Get used to this loading screen.

And even if I didn’t have to do that, the way the game handles inventory is a nightmare, too. Anthem wants to be a looter-shooter type game. But I can’t look at loot in-mission because I need to stay on-task with the other players that it wants me so badly to match with (and you can’t stop and look even if you set up a private game, so that doesn’t matter). So when I get back, I have to sort through all my junk.

Equipping the new stuff wouldn’t be so bad if there wasn’t a ten-second loading screen just to get in and out of the equipment menu – even on a modern computer and loading from an SSD – but it’s the obsolete or unusable junk that makes it really bad. There’s a limit to how many items you can store at once, so it becomes occasionally necessary to do housekeeping. In the vault, each item offers you a choice – salvage it, or assign it to junk to do a mass salvage. The second part sounds great, right? Salvage 200 items at once. Except that salaving each item requires not a button tap, but a button hold, which takes longer than the salvage process. Why bother having both?

What really makes this unacceptable is that BioWare, the very same developer, has already solved this exact problem. Mass Effect had the player going through and turning unwanted equipment into OmniGel, which did… something. I don’t even remember. That system disappeared in Mass Effect 2, and the game even called itself out for that. Quoting from the Mass Effect wiki:

“In the Lair of the Shadow Broker DLC when defending the bypassing program required to open the hatch on the Shadow Broker’s base, Shepard asks Liara how long the program will take, with Liara responding that she doesn’t know. Shepard continues, “Remember the old days when you could just slap omni-gel on everything?” to which Liara responds, “That security upgrade made a lot of people unhappy,” explaining omni-gel’s absence in Mass Effect 2.”

That made a lot of people unhappy in a single-player game. Now it’s a multiplayer game where I might have people waiting on me while I’m sorting it, and the problem is back a decade after the same developer solved this issue.

Another sign of the conflict between the live service and the RPG is in the simple way the shops are organized. Right outside takeoff zone, there are spots for buying armor and crafting gear. Cool, right? Except the game gives absolutely no reason to craft things, and buying crafting materials is a waste of money because every cent could be going toward armor that the game otherwise wants you to pay real-world money for. The armor looks really cool, and I should be constantly picking up new pieces of armor to create a unique, interesting, and personal Javelin of my own. Instead, the game makes each piece of armor astronomically expensive so that it becomes tempting, again, to buy them with real-world money. Even if I wanted to do that, though, the shop only has one or two pieces of armor available at a time. I only picked up my first set of new armor after about 27 hours of gameplay. I bought one emote, and I regret it because it’s an in-mission emote no one will ever see because we’re racing from point to point so fast.

There should be dozens of armor designs, and I should be getting new ones every couple hours so that me and my fellow players look different. The custom paint is a start, but we all have the same identical silhouette. But EA sure would like it if we gave them some of our money for a new polygon or texture map.

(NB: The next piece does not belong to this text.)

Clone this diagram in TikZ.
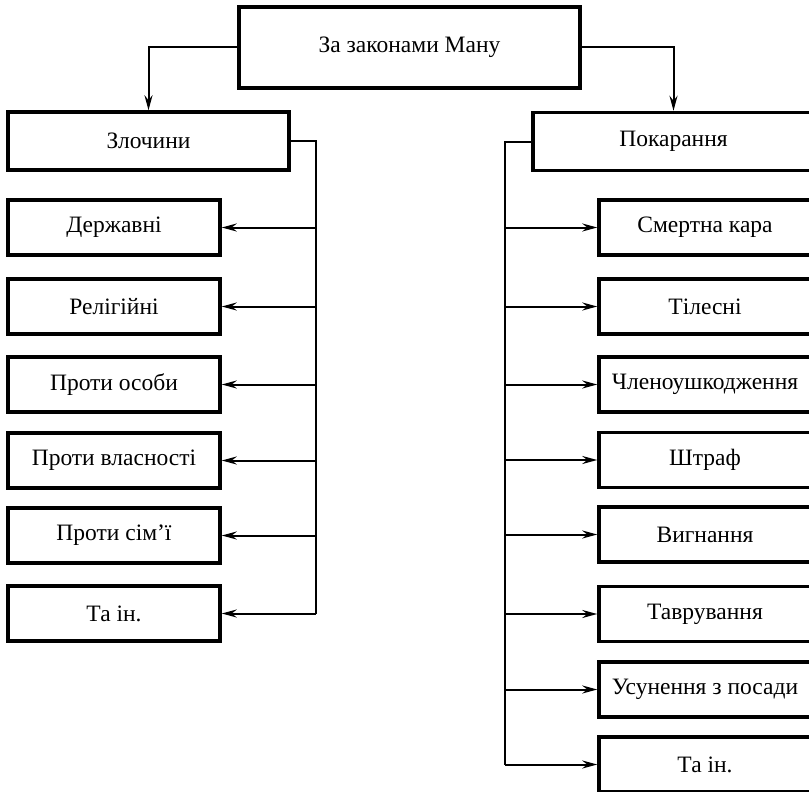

Oh, and you can access these shops from anywhere on the town map by pressing pause. So why are there even shop-keepers in the first place? My guess is that BioWare had a conflict of work completed and executive demands and decided to keep its cool, witty shopkeepers in the game even though they serve absolutely no mechanical purpose and could be stripped out of the game completely without changing it in any meaningful way.

So we have a game that wants you to play multiplayer, but not with someone you know, because they’ll have to wait while you do single-player stuff between missions. But not with people you don’t know, because there’s no way to get them to hold up for two seconds while you explore the beautiful world the developer has created for you to explore. A game that wants you to listen to its dramatic story while a bunch of people in garishly-colored robots jump up and down and launch all their weapons at once. A game where you can increase damage by planning combos but have no way to plan combos and thus have to depend on serendipity (not to mention that the game does nothing to teach you about these combos in the bounds of the story).

Time for totally unfounded speculation.

There’s an amazing game somewhere in Anthem. A classic BioWare style RPG that we wouldn’t have been playing until 2020 or 2021. A beautiful, detailed game with memorable characters and a lush world with different biomes to explore and get lost in. And there’s a fun multiplayer game that lets you fly around like Iron Man with all your friends and do cool stunts and fight fun battles together. Both of these games would’ve been fun, but BioWare didn’t get to make either one. Instead, the developer was forced to rush through Anthem to make up for the implosion of Mass Effect: Andromeda, which it was also forced to rush through after assigning a rookie studio to a huge game with high expectations. EA executives pushed BioWare – whether through explicit instructions or implied “suggestions” to force out an unfinished game that would be constantly asking players for money. BioWare was forced to flatten three-dimensional characters into photorealistic cardboard cutouts and lush worlds (plural), into lush world (singular).

Even if BioWare is given Destiny lengths of time to flesh out the game world, a lot of this stuff is so deeply ingrained into the game that it can’t be removed – just mitigated.

I’m going to play Anthem more, because I love playing Iron Man simulator with my brother. Because the tidbits and morsels the game world gives me about the Anthem, the Shapers, the Cenotaph, are all juicy as hell. But they’re throwing candy at me from a parade float when I’m begging for a meal.

Is Anthem a BioWare RPG, or a multiplayer loot-shooter? It’s both and neither, and that might ultimately kill it.